SpeechCorpus
CSRL Acoustic-Phonetic Continuous Speech Corpus
The Cognitive Systems Research Laboratory (CSRL) corpus of read speech has been designed to provide speech data for
the acquisition of acoustic-phonetic knowledge and for the development and
evaluation of automatic speech recognition systems.
Text corpus design, speech recording, data segmentation into phoneme units,
were done in CSRlab during May 1999 and March 2000.
The CSRL Speech Database contains a total of 2000 sentences.
Which includes 1000 English and 1000 Hindi sentences recorded through variety
of telephone Instruments (Telephonic recording)
While selecting speakers it was taken care that they are from different walks
of life.
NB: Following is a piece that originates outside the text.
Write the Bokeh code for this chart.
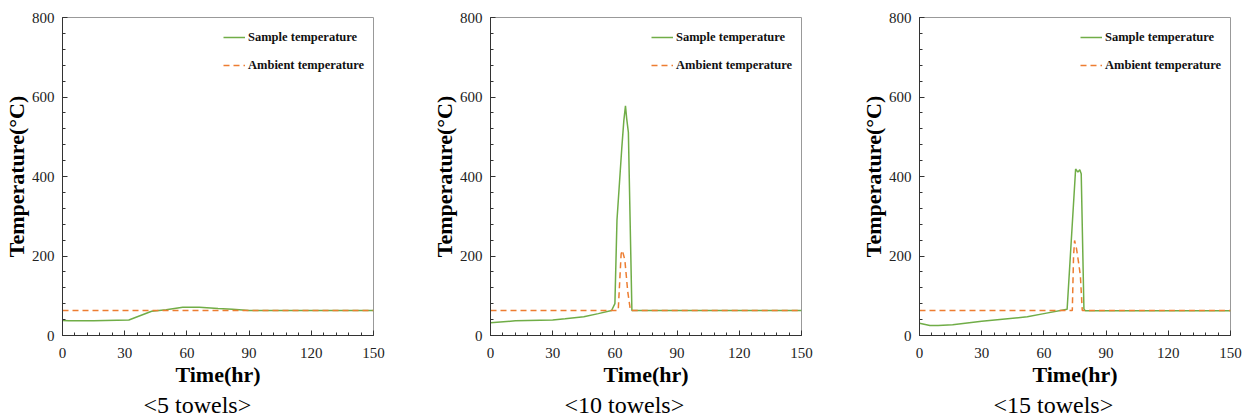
from bokeh.plotting import figure
from bokeh.layouts import row
from bokeh.models import Range1d, SingleIntervalTicker, Legend, LegendItem, Title
from bokeh.embed import file_html
from bokeh.resources import INLINE

# ---- data ----
t5 = [0, 3, 15, 32, 43, 50, 58, 66, 75, 82, 90, 150]
s5 = [38, 37, 37, 39, 61, 65, 71, 71, 68, 66, 63, 63]
ta5 = [0, 150]
a5 = [63, 63]

t10 = [0, 12, 30, 36, 45, 52, 58.4, 60, 61, 63.3, 64.3, 65.1, 65.7, 66.5, 68.2, 80, 150]
s10 = [32, 37, 39, 42, 47, 55, 63, 80, 290, 470, 540, 578, 545, 511, 63, 63, 63]
ta10 = [0, 61.6, 63.0, 63.6, 64.8, 66.2, 67.5, 150]
a10 = [63, 63, 205, 214, 190, 110, 63, 63]

t15 = [0, 5, 9, 16, 30, 52, 60, 71.2, 75.3, 76.4, 77.3, 78.0, 79.3, 80, 150]
s15 = [31, 25, 25, 27, 36, 47, 55, 66, 419, 411, 417, 407, 67, 62, 62]
ta15 = [0, 73.7, 74.3, 74.8, 75.7, 76.8, 77.6, 78.5, 150]
a15 = [63, 63, 200, 239, 219, 181, 150, 63, 63]

subtitles = ["<5 towels>", "<10 towels>", "<15 towels>"]
x_ticks_interval = 30
y_ticks_interval = 200

GREEN = "#70AD47"
ORANGE = "#ED7D31"
SERIF = "Liberation Serif"


def make_panel(t, s, ta, a, subtitle, right_border, sub_offset):
    p = figure(frame_width=311, frame_height=318, output_backend="svg", toolbar_location=None,
               x_range=Range1d(0, 150), y_range=Range1d(0, 800),
               min_border_left=62, min_border_right=right_border,
               min_border_top=17, min_border_bottom=60)
    p.background_fill_color = "white"
    p.border_fill_color = "white"
    p.outline_line_color = "#999999"
    p.xgrid.visible = False
    p.ygrid.visible = False

    p.xaxis.ticker = SingleIntervalTicker(interval=x_ticks_interval, num_minor_ticks=5)
    p.yaxis.ticker = SingleIntervalTicker(interval=y_ticks_interval, num_minor_ticks=5)
    for ax in (p.xaxis, p.yaxis):
        ax.major_tick_in = 5
        ax.major_tick_out = 0
        ax.minor_tick_in = 3
        ax.minor_tick_out = 0
        ax.axis_line_color = "#333333"
        ax.major_tick_line_color = "#333333"
        ax.minor_tick_line_color = "#333333"
        ax.major_label_text_font = SERIF
        ax.major_label_text_font_size = "15px"
        ax.major_label_text_color = "#222222"
        ax.axis_label_text_font = SERIF
        ax.axis_label_text_font_size = "22px"
        ax.axis_label_text_font_style = "bold"
        ax.axis_label_text_color = "#000000"
    p.xaxis.axis_label = "Time(hr)"
    p.yaxis.axis_label = "Temperature(°C)"
    p.xaxis.major_label_standoff = 12
    p.yaxis.major_label_standoff = 8
    p.xaxis.axis_label_standoff = 1
    p.yaxis.axis_label_standoff = 0

    r1 = p.line(t, s, line_color=GREEN, line_width=1.5)
    r2 = p.line(ta, a, line_color=ORANGE, line_width=1.5, line_dash="6 4")

    legend = Legend(items=[LegendItem(label="Sample temperature", renderers=[r1]),
                           LegendItem(label="Ambient temperature", renderers=[r2])],
                    location=(161, 260))
    legend.background_fill_alpha = 0
    legend.border_line_alpha = 0
    legend.padding = 0
    legend.margin = 0
    legend.spacing = 8
    legend.glyph_width = 22
    legend.glyph_height = 20
    legend.label_height = 20
    legend.label_standoff = 3
    legend.label_text_font = SERIF
    legend.label_text_font_size = "12.5px"
    legend.label_text_font_style = "bold"
    legend.label_text_color = "#111111"
    p.add_layout(legend, "center")

    title = Title(text=subtitle, align="left", text_font=SERIF, text_font_size="24px",
                  text_font_style="normal", text_color="#000000", standoff=0,
                  offset=sub_offset)
    p.add_layout(title, "below")
    return p


p1 = make_panel(t5, s5, ta5, a5, subtitles[0], 55, 81)
p2 = make_panel(t10, s10, ta10, a10, subtitles[1], 56, 74)
p3 = make_panel(t15, s15, ta15, a15, subtitles[2], 12, 74)

layout = row(p1, p2, p3, spacing=0)
open("out.html", "w").write(file_html(layout, INLINE))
Speakers selected were from different age groups, spoke different
languages, were from different parts of India, had different educational levels,
and had different degree of fluency in the languages in which recording was
done. A total of 20 sentences were spoken by each of 100 speakers from 11 major
linguistic regions of India (10 English and 10 Hindi).
Table below shows the number of speakers for the 11 linguistic regions
A speaker's linguistic region is that geographical area of India where a single
major language is spoken predominantly. And where they or their forefathers
lived speaking the language predominant in that region These linguistic
regions roughly correspond to the states in the Indian Union
Linguistic
Region(lr) no. of Speakers
---------- ---------
1 23
2 07
3 32
4 05
5 08
6 02
7 06
8 05
9 04
10 05
11 03
------ ---------
Total 100